It’s now been a little over 5 months
since we lost our son. His due date is today Jan 8th and I have
been mentally trying to prepare myself. Every thing since we have
lost our son has been bittersweet, hard and different. Halloween was not the
same, I was supposed to still be pregnant... home handing out candy to all
these cute dressed up little kids and just thinking I will never get to see
Nolan dressed up in a little dinosaur costume, or batman... or whatever he was
going to like. Thanksgiving was hard, it was the first year we didn't go to my
families, I didn't feel like doing anything I was sad. I was supposed to be pregnant...
Christmas came around... and that day was tough...We again didn't do anything with family. We just wanted to be home and together. Nolan would have been here
or would be here anyday.. we woke up opened our gifts and had a good morning, I
then got in the shower laid in the tub and balled. I cant tell you how many
times I have done that... scream cried in the shower... I got out and laid in
bed and cried... this Christmas was supposed to be so different. We knew
everything was going to be hard but we didn't realize how hard the month of
January was going to be for us. My husband and I have both been having such a
hard time this month. He was supposed to be here. Our lives were supposed to
change. My first baby was not supposed to be born like this. Ill never
understand it. But I will continue to share my story and try and raise
awareness for infertility and premature birth, still birth, and miscarriages. I
want my son to be remembered. We will honor him for the rest of our lives. I
wish more people would be open about their stories, I also wish more people
could understand what it was like and knew what to say and what not to say. I
don't have a disease you don't have to stay away, you don't have to avoid me or
not talk to me... don't be afraid to say my sons name, he is my son. He's just
not here on earth with us, he is in heaven. I wish that family or friends didn't take it so personal when I take time for myself, or dont feel like going to social gatherings. I am still grieving, and I am trying to figure out how to deal with going back to square one. I want people to know they should Count him as one of your nieces or
nephews, one of your grandchildren he was real, he was a baby just like any
other baby just smaller with his perfect little toes and fingers... his dads bowlegs lol and his mommy's nose. My baby knew nothing but love, and warmth, he never
knew of any harm, he was precious and he was pure. He was perfect. We got these
pictures done with our son, our first family photos since he has been born. We
want to normalize infant loss and stillborn awareness. They are babies, They
are real, and he is part of our family. Some people may think these photos are
morbid... but to me they are beautiful and they mean so much to us. He will
continue to be apart of our family pictures for years to come with his
siblings. We love you Nolan Eugene. Happy due date Nolan.

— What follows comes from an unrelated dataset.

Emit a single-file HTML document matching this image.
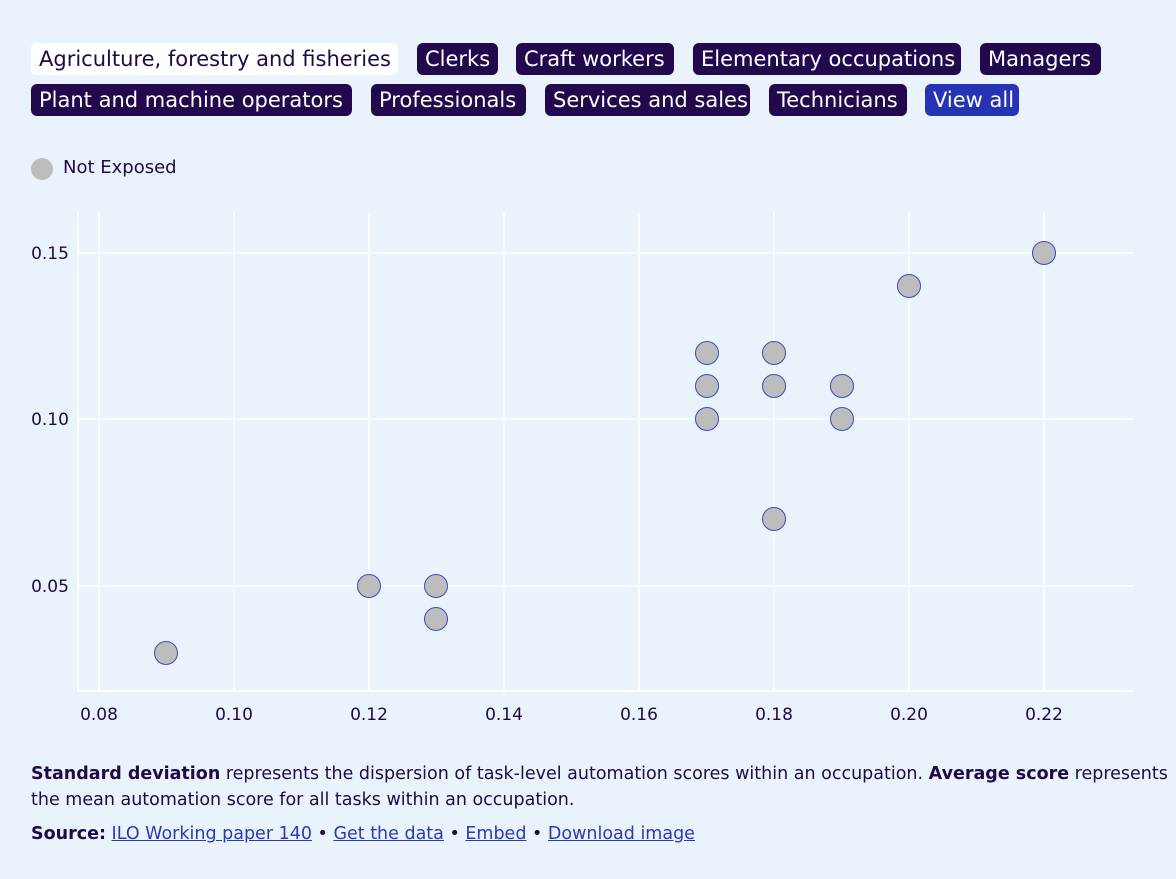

There has been so much that has happened
since we lost Nolan. We had a chemical pregnancy in October. We did another
round of stims with iui which ended as a bfn we had an sis procedure which we
found out I had a polyp ofcourse I did and then on dec 27th I had a
hysteroscopy polyectomy. So now I am just waiting for my next cycle so we can
start round 10 with stims and iui.... So we are just waiting to start this
round. Praying to bring our rainbow baby home in 2019. All the prayers for a Pregnancy- a healthy pregnancy and to be able to bring a baby home this year.